● Input for this task
---*---

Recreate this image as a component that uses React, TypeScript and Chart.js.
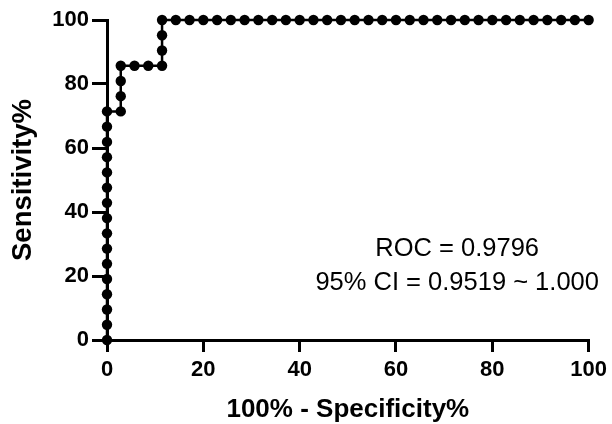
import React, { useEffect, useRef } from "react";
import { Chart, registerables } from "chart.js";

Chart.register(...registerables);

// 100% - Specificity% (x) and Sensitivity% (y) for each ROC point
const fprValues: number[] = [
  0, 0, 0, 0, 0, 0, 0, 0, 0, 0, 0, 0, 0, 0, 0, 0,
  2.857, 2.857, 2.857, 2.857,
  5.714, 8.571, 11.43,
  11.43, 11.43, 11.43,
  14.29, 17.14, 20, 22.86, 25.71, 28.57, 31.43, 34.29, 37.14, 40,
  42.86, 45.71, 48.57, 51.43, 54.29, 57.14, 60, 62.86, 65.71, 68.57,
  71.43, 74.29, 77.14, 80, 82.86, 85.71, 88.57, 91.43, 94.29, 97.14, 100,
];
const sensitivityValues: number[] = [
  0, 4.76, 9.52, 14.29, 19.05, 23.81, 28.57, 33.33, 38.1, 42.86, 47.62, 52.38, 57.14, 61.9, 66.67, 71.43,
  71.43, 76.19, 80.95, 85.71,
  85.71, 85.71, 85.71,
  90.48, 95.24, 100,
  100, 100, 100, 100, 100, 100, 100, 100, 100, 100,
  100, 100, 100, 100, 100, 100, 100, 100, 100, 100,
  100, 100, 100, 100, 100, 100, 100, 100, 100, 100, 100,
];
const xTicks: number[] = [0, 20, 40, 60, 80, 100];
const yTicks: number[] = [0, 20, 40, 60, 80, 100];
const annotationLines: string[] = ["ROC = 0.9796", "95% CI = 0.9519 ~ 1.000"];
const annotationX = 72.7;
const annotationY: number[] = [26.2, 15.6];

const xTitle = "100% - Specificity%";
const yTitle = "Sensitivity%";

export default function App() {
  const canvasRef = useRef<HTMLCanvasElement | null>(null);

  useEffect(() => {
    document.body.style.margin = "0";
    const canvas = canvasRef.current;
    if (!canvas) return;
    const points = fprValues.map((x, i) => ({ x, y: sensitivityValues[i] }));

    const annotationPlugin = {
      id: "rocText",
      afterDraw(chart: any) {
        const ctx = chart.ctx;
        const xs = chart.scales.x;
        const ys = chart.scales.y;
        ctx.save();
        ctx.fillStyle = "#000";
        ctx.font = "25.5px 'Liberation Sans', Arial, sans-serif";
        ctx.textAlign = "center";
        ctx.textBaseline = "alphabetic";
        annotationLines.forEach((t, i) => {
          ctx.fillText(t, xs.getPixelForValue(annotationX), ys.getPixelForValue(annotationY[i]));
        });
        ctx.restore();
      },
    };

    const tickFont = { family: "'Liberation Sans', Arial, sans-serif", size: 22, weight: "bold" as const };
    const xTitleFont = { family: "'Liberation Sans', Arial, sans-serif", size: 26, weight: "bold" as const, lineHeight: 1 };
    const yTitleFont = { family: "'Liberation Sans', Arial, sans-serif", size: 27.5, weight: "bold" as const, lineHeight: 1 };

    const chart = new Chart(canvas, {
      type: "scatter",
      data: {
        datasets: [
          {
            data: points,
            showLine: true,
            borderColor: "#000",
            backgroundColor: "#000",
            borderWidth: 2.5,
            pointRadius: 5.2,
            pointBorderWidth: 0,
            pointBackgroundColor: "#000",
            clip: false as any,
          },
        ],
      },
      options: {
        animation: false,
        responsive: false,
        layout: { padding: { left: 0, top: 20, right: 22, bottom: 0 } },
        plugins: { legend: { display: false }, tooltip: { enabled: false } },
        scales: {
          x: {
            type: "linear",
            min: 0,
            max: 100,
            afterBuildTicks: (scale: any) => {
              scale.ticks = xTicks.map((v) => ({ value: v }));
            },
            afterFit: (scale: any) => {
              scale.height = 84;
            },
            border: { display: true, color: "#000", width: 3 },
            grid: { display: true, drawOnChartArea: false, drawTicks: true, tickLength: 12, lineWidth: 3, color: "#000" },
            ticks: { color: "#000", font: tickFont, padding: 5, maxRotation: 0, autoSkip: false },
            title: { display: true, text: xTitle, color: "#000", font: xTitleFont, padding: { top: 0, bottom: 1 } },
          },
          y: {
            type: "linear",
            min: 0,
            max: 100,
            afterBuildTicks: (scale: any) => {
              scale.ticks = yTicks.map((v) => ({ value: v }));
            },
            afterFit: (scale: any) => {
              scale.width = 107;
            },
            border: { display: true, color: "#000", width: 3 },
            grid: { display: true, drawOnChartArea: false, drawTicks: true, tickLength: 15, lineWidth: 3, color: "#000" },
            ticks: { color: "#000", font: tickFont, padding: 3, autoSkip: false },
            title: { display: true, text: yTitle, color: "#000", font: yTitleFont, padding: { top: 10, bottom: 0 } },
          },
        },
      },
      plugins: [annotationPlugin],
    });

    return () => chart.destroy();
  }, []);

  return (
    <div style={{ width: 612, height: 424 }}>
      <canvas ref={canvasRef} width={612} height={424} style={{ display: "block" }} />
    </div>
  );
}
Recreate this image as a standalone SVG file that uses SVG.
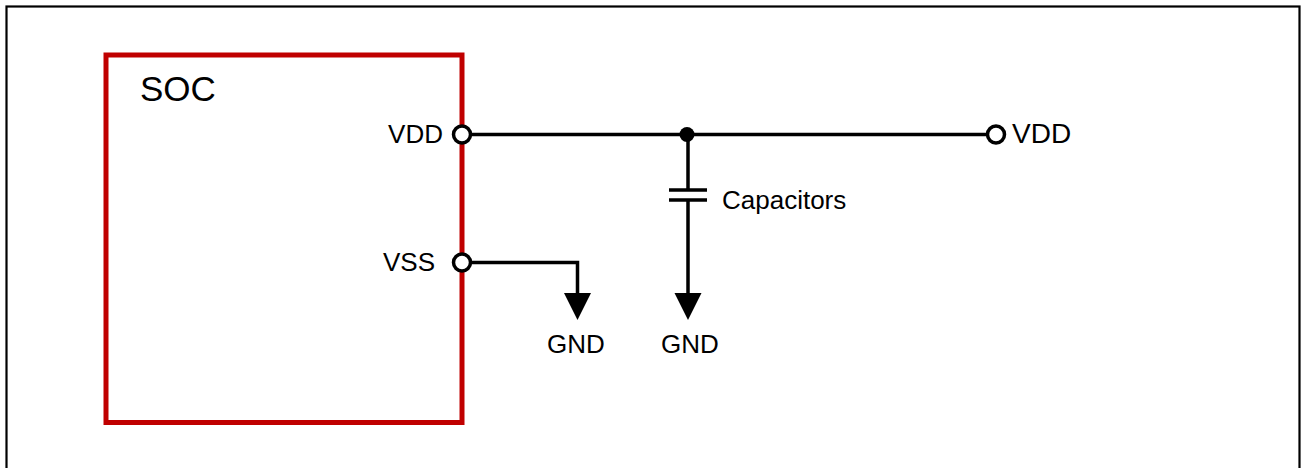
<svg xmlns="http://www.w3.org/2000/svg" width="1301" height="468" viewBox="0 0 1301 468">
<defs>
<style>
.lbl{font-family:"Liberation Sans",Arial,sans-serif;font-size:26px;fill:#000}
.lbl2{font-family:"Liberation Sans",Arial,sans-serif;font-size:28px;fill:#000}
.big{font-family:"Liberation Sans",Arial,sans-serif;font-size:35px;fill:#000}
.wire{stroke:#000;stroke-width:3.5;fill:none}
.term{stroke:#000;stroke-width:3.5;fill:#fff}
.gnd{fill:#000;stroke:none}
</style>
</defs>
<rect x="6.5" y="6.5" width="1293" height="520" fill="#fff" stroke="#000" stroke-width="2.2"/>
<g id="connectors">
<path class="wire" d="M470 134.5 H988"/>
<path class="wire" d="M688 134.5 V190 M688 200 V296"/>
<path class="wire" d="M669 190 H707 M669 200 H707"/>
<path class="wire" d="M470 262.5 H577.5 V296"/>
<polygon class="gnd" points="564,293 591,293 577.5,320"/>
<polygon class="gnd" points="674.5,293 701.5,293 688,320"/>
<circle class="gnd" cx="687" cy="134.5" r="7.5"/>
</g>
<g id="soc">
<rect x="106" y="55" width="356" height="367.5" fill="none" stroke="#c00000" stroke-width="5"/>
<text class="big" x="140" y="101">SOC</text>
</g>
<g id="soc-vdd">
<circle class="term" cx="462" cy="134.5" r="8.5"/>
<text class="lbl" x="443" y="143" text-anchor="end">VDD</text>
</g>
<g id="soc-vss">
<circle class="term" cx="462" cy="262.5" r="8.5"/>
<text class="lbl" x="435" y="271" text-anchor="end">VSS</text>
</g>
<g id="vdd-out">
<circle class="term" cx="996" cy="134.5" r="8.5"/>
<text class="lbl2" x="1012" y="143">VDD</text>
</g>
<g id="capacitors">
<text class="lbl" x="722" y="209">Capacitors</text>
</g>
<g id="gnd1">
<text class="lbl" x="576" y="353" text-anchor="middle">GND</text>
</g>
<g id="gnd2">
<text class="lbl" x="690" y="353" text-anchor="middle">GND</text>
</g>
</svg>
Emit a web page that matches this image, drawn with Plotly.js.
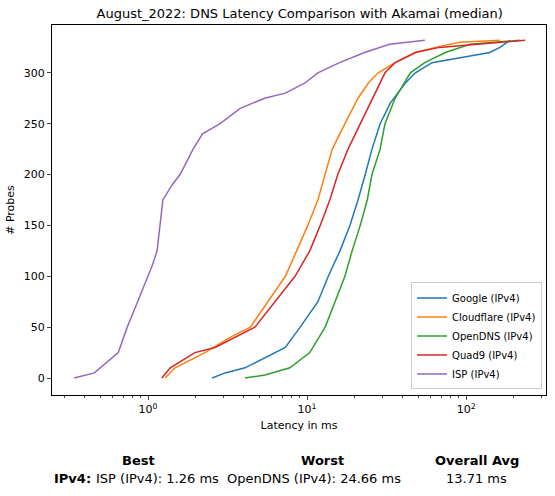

---*---

● Description of the task
Which lines contain the word "that"? Return each of them.

● Solution to the exercise
Recreate this image as a component that uses React, TypeScript and Chart.js.
Recreate this image as a standalone SVG file that uses SVG.
Emit a web page that matches this image, drawn with Plotly.js.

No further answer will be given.